### Aim of the task:
Give every line back verbatim, dropping all images.
* Begin Dataset content *
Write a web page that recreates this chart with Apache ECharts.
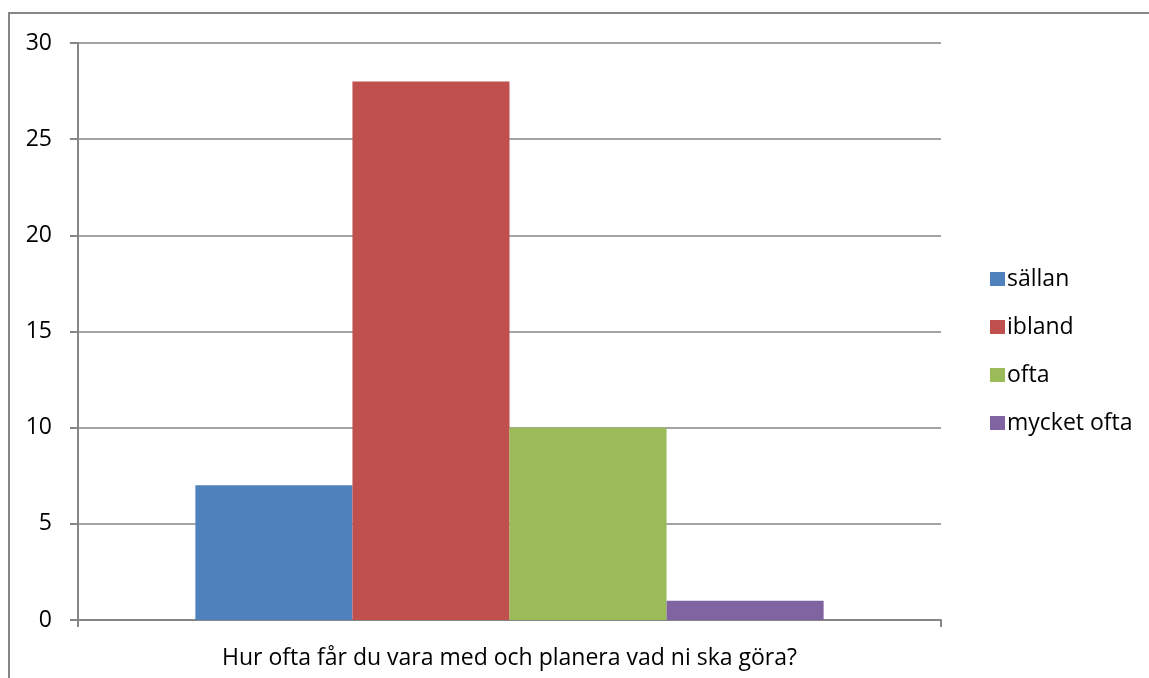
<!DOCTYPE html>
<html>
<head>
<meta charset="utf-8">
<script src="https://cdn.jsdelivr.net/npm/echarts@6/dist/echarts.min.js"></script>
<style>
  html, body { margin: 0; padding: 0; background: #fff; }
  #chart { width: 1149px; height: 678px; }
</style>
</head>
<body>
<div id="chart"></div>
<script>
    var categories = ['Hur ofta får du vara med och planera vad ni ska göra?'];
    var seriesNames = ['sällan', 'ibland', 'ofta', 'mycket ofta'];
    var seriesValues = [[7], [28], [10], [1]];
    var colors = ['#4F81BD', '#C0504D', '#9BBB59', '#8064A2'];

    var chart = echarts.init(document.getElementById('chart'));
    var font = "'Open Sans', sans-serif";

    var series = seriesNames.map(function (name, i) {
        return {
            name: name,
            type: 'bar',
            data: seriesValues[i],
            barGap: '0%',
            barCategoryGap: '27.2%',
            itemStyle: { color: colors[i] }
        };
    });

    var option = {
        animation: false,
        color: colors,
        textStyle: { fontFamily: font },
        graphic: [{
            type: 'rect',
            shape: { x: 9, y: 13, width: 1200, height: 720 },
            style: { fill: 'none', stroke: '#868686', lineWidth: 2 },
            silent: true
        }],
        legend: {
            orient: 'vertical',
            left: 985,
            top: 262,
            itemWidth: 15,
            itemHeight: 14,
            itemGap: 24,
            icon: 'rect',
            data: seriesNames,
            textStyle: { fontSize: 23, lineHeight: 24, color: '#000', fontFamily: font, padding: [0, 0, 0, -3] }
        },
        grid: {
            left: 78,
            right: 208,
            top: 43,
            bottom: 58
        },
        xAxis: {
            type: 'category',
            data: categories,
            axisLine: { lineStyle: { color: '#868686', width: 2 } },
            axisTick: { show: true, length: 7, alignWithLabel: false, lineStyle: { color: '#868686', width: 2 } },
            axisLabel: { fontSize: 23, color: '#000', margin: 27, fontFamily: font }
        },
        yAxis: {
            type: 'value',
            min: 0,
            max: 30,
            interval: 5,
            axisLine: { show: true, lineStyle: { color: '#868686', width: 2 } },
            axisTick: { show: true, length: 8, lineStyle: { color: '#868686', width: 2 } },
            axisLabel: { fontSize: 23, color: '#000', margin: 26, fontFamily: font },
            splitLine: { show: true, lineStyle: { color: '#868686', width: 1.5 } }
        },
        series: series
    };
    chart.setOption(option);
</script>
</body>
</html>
* End Dataset content *
### The result:
Write a web page that recreates this chart with Apache ECharts.
<!DOCTYPE html>
<html>
<head>
<meta charset="utf-8">
<script src="https://cdn.jsdelivr.net/npm/echarts@6/dist/echarts.min.js"></script>
<style>
  html, body { margin: 0; padding: 0; background: #fff; }
  #chart { width: 1149px; height: 678px; }
</style>
</head>
<body>
<div id="chart"></div>
<script>
    var categories = ['Hur ofta får du vara med och planera vad ni ska göra?'];
    var seriesNames = ['sällan', 'ibland', 'ofta', 'mycket ofta'];
    var seriesValues = [[7], [28], [10], [1]];
    var colors = ['#4F81BD', '#C0504D', '#9BBB59', '#8064A2'];

    var chart = echarts.init(document.getElementById('chart'));
    var font = "'Open Sans', sans-serif";

    var series = seriesNames.map(function (name, i) {
        return {
            name: name,
            type: 'bar',
            data: seriesValues[i],
            barGap: '0%',
            barCategoryGap: '27.2%',
            itemStyle: { color: colors[i] }
        };
    });

    var option = {
        animation: false,
        color: colors,
        textStyle: { fontFamily: font },
        graphic: [{
            type: 'rect',
            shape: { x: 9, y: 13, width: 1200, height: 720 },
            style: { fill: 'none', stroke: '#868686', lineWidth: 2 },
            silent: true
        }],
        legend: {
            orient: 'vertical',
            left: 985,
            top: 262,
            itemWidth: 15,
            itemHeight: 14,
            itemGap: 24,
            icon: 'rect',
            data: seriesNames,
            textStyle: { fontSize: 23, lineHeight: 24, color: '#000', fontFamily: font, padding: [0, 0, 0, -3] }
        },
        grid: {
            left: 78,
            right: 208,
            top: 43,
            bottom: 58
        },
        xAxis: {
            type: 'category',
            data: categories,
            axisLine: { lineStyle: { color: '#868686', width: 2 } },
            axisTick: { show: true, length: 7, alignWithLabel: false, lineStyle: { color: '#868686', width: 2 } },
            axisLabel: { fontSize: 23, color: '#000', margin: 27, fontFamily: font }
        },
        yAxis: {
            type: 'value',
            min: 0,
            max: 30,
            interval: 5,
            axisLine: { show: true, lineStyle: { color: '#868686', width: 2 } },
            axisTick: { show: true, length: 8, lineStyle: { color: '#868686', width: 2 } },
            axisLabel: { fontSize: 23, color: '#000', margin: 26, fontFamily: font },
            splitLine: { show: true, lineStyle: { color: '#868686', width: 1.5 } }
        },
        series: series
    };
    chart.setOption(option);
</script>
</body>
</html>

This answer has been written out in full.